What a fun day!! Here’s a map to help get you orientiered.
Kim is at the hotel gym at the moment but from all the walking we did, I wonder where she has the energy! It wasn’t really a long hard day, just a fun day seeing some neat Philly stuff without the crowds.
The day started around 9am with a slow start by the parental units after Sabrina got up and drew us some Ritz Carlton drawings. It’s nice being woken up to the image of a lion. It soon began to rain so we put on our rain gear that has thus far gone unused due to the very warm weather on the East Coast. Our first stop on the subway we decided would be 2nd street and we’d checkout the Seaport Museum. This place is really cool and you get a $1 AAA discount (it never hurts to ask and today it saved us $3!). At first we thought the museum was just kinda empty but we later found it was TOTALLY empty. Except for the boat workers and some contractors putting in new flooring, we had the place completely to ourselves. And I mean completely; it was incredible!
Lucky for us the penny squisher was right by the coat room that also has lockers (25 cents). We’ve been collecting squished pennies for a while and the linked site above is quite handy. Anyway, the museum is empty so the three of us can try out all the cool boat stuff at our own pace. There are plenty of hands on experiments that help kids (and adults) learn about ballast, wind, how boats are built, etc… It is all really well done and useful and not too overloading. They have a whole room where people working for the museum are building actual wooden boats. One gentleman chatted with us for a bit, noting that the two main boats being built now were commissioned by citizens and a third one was being built by volunteers who just wanted to learn the craft. It was very cool, my Dad would surely like it a lot.
We skipped the upstairs for now and went straight out to the World War II submarine Becuna and historic Cruiser Olympia. This was yet another ultimate tour…..we had both ships entirely to ourselves. Well, actually, there was someone doing some painting on the Olympia but other than that…

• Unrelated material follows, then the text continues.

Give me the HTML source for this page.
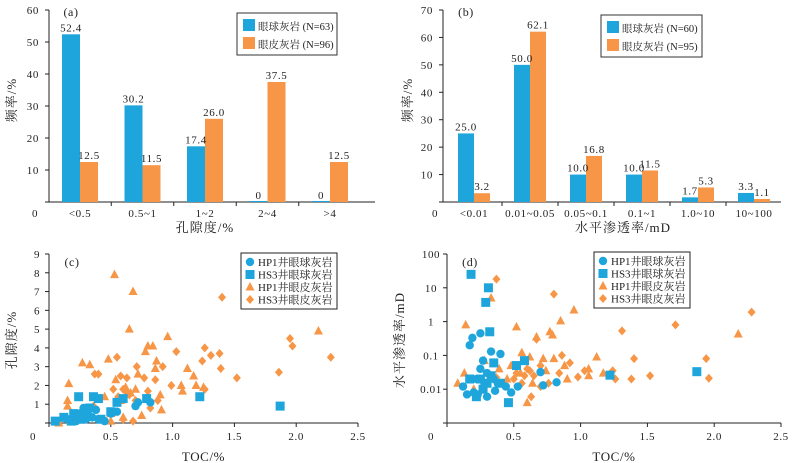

I was a giddy school kid in the sub. We had all the time in the world to just check out all
the STUFF!! And there’s a lot of stuff on a sub, really. You can see from the pictures how intricate it could be to manage such a ship while at sea. Kim could tell I was like a kid in a candy shop as I would point out things to Sabrina and even at one point went running back to the Control Room because I missed looking up into the conning tower. I highly suggest touring these boats on a rainy, winter Friday if you are in the area. Sabrina and Kim both thought the sub was cool. Kim hadn’t been on the boat since childhood and very much enjoyed it without crowds. I liked this sub better than the Hornet in San Francisco.

After the boats we walked up past the Korean War Memorial (very well done and quite artful) and on toward Independence National Historic Park. We stopped, we gazed, we looked like tourists and enjoyed it all in a fairly uncrowded atmosphere. By now the rain was gone and the skies were getting a bit blue here and
there. Independence Hall has a LOT of fence around it but we chose not to take the tour. Liberty Bell was in a different location than Kim remembered it, housed in a nice newer building. Only a quick bag check at the door and entrance is free. We knew there was another penny squisher at the National Constitution Center (Sabrina already has the one from the Independence Information Center) and headed in that direction planning to hit the US Mint and then the Information center for some stamps for National Park Passport stamp book. The squishers (2!) were easy to get to but we figured the NCC was best for Sabrina when she’s a little older. The Mint closed at 3pm and is something that would have been good to look up before hand (which Kim informs me she said we should do the night before). The Park also had a Junior Ranger program which would have been good to ask about to get Sabrina another badge like the one from the Statue of Liberty.
After some shopping for books for Sabrina we headed to City Tavern for dinner. It’s a neat little place that is a recreation of
the original on that location that used to be the haunt of our Founding Fathers. Which reminds me, we also saw Benjamin Franklin’s tomb before heading there. Not having reservations and wearing not the fanciest of clothes put us in the basement for dinning but we were rewarded with live harp music just outside our room and the room, once again, all to ourselves.
It was a very magical day with a relaxed pace that suited us all. No one whined (well, maybe just once) and we saw a lot of history.